J’ai toujours aimé mon époque, ayant tôt compris que je n’en aurais point d’autre.
La vis comica des Visiteurs est à peu près l’inverse de celle du François 1er de Christian-Jaque même si l’un et l’autre film se bâtissent sur les périls du voyage dans le Temps et sur les paradoxes temporels. Je simplifie un peu, pour la commodité de ma démonstration mais il faut tout de même bien remarquer que nous nous gaussons, dans celle-là sur les tribulations d’un chevalier du Haut Moyen-Âge et de son valet projetés à la fin du 20ème siècle, dans celle-ci dans les mésaventures d’un minable régisseur de théâtre transporté à la brillante cour du Roi chevalier. Au delà de l’idée initiale, qui est de mettre en scène ce qu’on n’oserait pas appeler des chocs culturels, il y a donc des ressorts très différents.

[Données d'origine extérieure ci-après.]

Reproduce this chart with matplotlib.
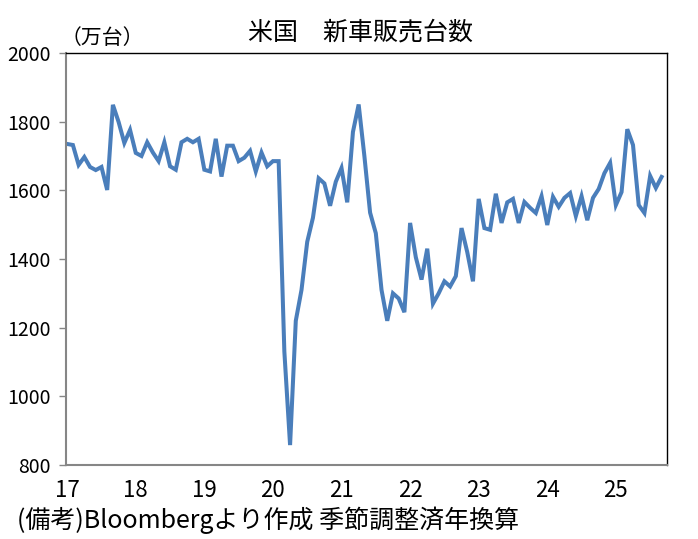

Même si cette assertion me paraît un peu excessive pour évoquer la pochade de Jean-Marie Poiré, qui fut un triomphe sur les écrans de 1993 (et je n’ai pas été le dernier à m’esclaffer), il me semble qu’il y a plus de substance dans Les Visiteurs que dans François 1er. D’abord parce que dans ce dernier film tout, absolument tout repose sur les épaules de Fernandel en totale roue libre et qui, au milieu de quelques traits vraiment réussis se laisse aller trop souvent à des gugusseries. Alors qu’il y a dans Les Visiteurs trois piliers : Jean Reno, Christian Clavier et Valérie Lemercier et même trois piliers et demi, puisque Clavier joue un double rôle. On peut aussi ajouter que les seconds rôles ne sont pas tous aussi glapissants que n’est Marie-Anne Chazel, qui peut n’être pas hystérique (je l’aime bien dans Les Babas-cool de François Leterrier). Mais Christian Bujeau (le dentiste mari de Lemercier), complétement dépassé par les événements, Isabelle Nanty, l’attachée de direction de la banque Bernay & Bernay et les deux frères banquiers, d’ailleurs, Gérard Séty et surtout Michel Peyrelon,qu’à vrai dire on n’a jamais vu mauvais.

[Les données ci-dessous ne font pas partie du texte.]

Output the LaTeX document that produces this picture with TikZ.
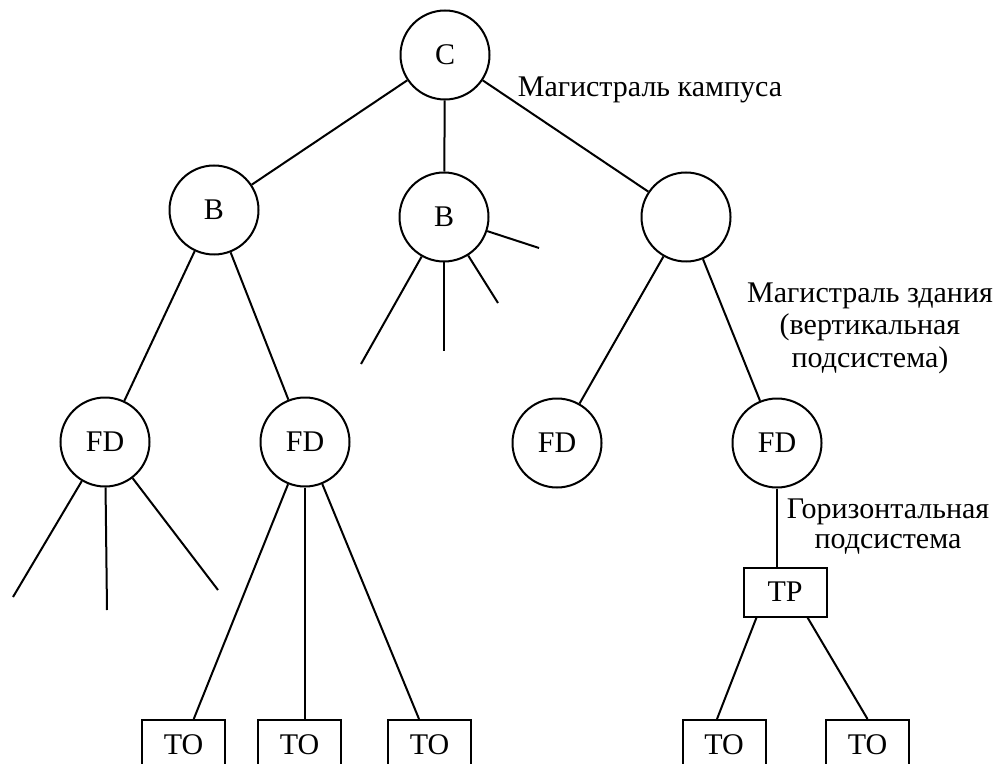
\documentclass[tikz,border=0pt]{standalone}
\usepackage{fontspec}
\setmainfont{Liberation Serif}
\usetikzlibrary{positioning}

\begin{document}
\begin{tikzpicture}[x=0.5pt,y=-0.5pt,line width=1pt,
  font=\fontsize{15pt}{16.25pt}\selectfont,
  unit/.style={circle, draw, minimum size=44.5pt, inner sep=0pt},
  outlet/.style={rectangle, draw, minimum width=41.5pt, minimum height=24.5pt, inner sep=0pt},
  lbl/.style={align=center, anchor=base, inner sep=0pt}]
\useasboundingbox (0,0) rectangle (994,764);
\clip (0,0) rectangle (994,764);

\node[unit] (c) at (445,55) {C};
\node[unit] (b1) at (214,210) {B};
\node[unit] (b2) at (444,217) {B};
\node[unit] (b3) at (686,217) {};
\node[unit] (fd1) at (105,442) {FD};
\node[unit] (fd2) at (305,442) {FD};
\node[unit] (fd3) at (557,443) {FD};
\node[unit] (fd4) at (777,443) {FD};
\node[outlet] (tp) at (785,592) {TP};
\node[outlet] (to1) at (183.5,744.5) {TO};
\node[outlet] (to2) at (299.5,744.5) {TO};
\node[outlet] (to3) at (429.5,744.5) {TO};
\node[outlet] (to4) at (724,744.5) {TO};
\node[outlet] (to5) at (867.5,744.5) {TO};

% free ends of the cables
\coordinate (e1) at (539,248);
\coordinate (e2) at (498,303);
\coordinate (e3) at (444,351);
\coordinate (e4) at (361,364);
\coordinate (e5) at (13,597);
\coordinate (e6) at (107,610);
\coordinate (e7) at (218,590);

% base = last line of a multi-line label
\node[lbl] (campus) at (650,97) {Магистраль кампуса};
\node[lbl] (vert) at (870,367) {Магистраль здания\\(вертикальная\\подсистема)};
\node[lbl, font=\fontsize{15pt}{15pt}\selectfont] (horiz) at (888,548) {Горизонтальная\\подсистема};

\foreach \from\to in {c/b1,c/b2,c/b3,b1/fd1,b1/fd2,b3/fd3,b3/fd4,fd2/to1,fd2/to3}
    \draw (\from) -- (\to);
\foreach \from\to in {b2/e1,b2/e2,b2/e3,b2/e4,fd1/e5,fd1/e6,fd1/e7}
    \draw (\from) -- (\to);
\draw (fd2) -- (fd2 |- to2.north);
\draw (fd4) -- (fd4 |- tp.north);
\draw ([xshift=7pt]tp.south west) -- ([xshift=-3.5pt]to4.north);
\draw ([xshift=-10pt]tp.south east) -- (to5.north);
\end{tikzpicture}
\end{document}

Et puis il y a dans Les Visiteurs une observation qui m’est chère et que j’ai bien dû éparpiller quatre ou cinq fois sur divers fils. J’ai jadis été frappé par cette observation profonde de Louis Pauwels qui disait que si un chevalier du Moyen-Âge se trouvait transporté de nos jours, il serait moins étonné par la bombe atomique que par notre réticence à l’utiliser pour libérer le Saint Sépulcre. Il me semble que c’est exactement l’attitude de Godefroy de Montmirail/Jean Reno ; il n’attache pas tellement d’importance à l’eau courante, à l’électricité, aux voitures qui passent. Homme du 11ème siècle, il est intimement persuadé que le progrès technique, ça va, ça vient ; il sait sans doute que l’Empire romain à son sommet connaissait bien davantage techniques et commodités que sa triste époque qui sort à peine d’un écroulement d’un demi millénaire ; peut-être a-t-il eu vent qu’à l’Orient Constantinople maintient la flamme fragile de la Civilisation. Donc, sur ce point, on ne la lui fait pas.

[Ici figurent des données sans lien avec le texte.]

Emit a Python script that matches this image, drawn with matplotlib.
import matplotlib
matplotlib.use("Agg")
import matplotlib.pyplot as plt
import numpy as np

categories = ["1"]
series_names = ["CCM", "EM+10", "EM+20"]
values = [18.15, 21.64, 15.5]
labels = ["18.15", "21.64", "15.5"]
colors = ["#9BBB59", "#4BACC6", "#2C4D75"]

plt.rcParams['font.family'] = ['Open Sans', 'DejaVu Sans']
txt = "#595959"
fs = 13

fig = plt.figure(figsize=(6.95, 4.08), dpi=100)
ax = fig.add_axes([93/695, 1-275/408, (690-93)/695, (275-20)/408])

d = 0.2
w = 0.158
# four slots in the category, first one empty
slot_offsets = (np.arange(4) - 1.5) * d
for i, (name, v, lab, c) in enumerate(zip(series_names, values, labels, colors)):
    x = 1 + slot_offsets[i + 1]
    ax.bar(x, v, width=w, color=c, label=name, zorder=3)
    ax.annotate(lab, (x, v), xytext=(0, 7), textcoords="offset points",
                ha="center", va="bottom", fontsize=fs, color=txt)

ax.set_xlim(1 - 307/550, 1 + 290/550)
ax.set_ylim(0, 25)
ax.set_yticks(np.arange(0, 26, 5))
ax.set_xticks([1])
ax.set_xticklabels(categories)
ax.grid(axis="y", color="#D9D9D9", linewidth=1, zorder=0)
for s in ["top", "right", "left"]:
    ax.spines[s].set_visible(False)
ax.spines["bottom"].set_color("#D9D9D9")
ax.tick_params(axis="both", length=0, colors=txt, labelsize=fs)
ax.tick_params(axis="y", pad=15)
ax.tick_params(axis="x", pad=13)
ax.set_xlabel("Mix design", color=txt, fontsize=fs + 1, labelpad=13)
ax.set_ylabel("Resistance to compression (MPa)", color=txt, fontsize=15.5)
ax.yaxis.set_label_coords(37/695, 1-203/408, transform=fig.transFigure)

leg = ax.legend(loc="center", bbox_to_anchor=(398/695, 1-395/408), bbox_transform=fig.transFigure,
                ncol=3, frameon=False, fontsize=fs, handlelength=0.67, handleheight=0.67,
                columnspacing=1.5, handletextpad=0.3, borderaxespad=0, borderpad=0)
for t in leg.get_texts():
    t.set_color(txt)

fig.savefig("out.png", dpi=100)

Mais il y a des choses qu’il ne peut pas concevoir : que sur les routes de son bon Roi Louis VI le Gros il puisse y avoir des individus basanés, des Sarrasins (le facteur noir Théophile Sowié) qui passent sans être refoulés, par exemple. Et pis encore que son valet Jacquouille/Clavier ait la moindre velléité d’émancipation, voilà qui est inadmissible, qui remet en cause l’ordre du monde, toutes les certitudes et les stabilités sur quoi il est fondé. Réaction parfaitement justifiée ; je n’ai que songer à l’effarement de ma grand-mère (née en 1876) si elle découvrait aujourd’hui la société où les mariages (s’ils se font) surviennent après les naissances, où des êtres du même sexe vivent ensemble publiquement, où les enfants prennent la parole sans autorisation de leurs parents et ainsi de suite…
Au fait Les Visiteurs m’ont toujours paru, in fine, un film terrifiant : imaginons-nous ce que serait, pour l’un de nous, être projeté au 11ème siècle ? Le réveil de Jacquard dans la fange au milieu des trognes hilares à dents pourries, à haleine fétide, à la sauvagerie visible n’est pas si drôle que ça : je le trouve même plutôt glaçant… J’ai toujours pensé que l’anesthésie et le tout-à-l’égoût étaient deux des inventions majeures des derniers siècles.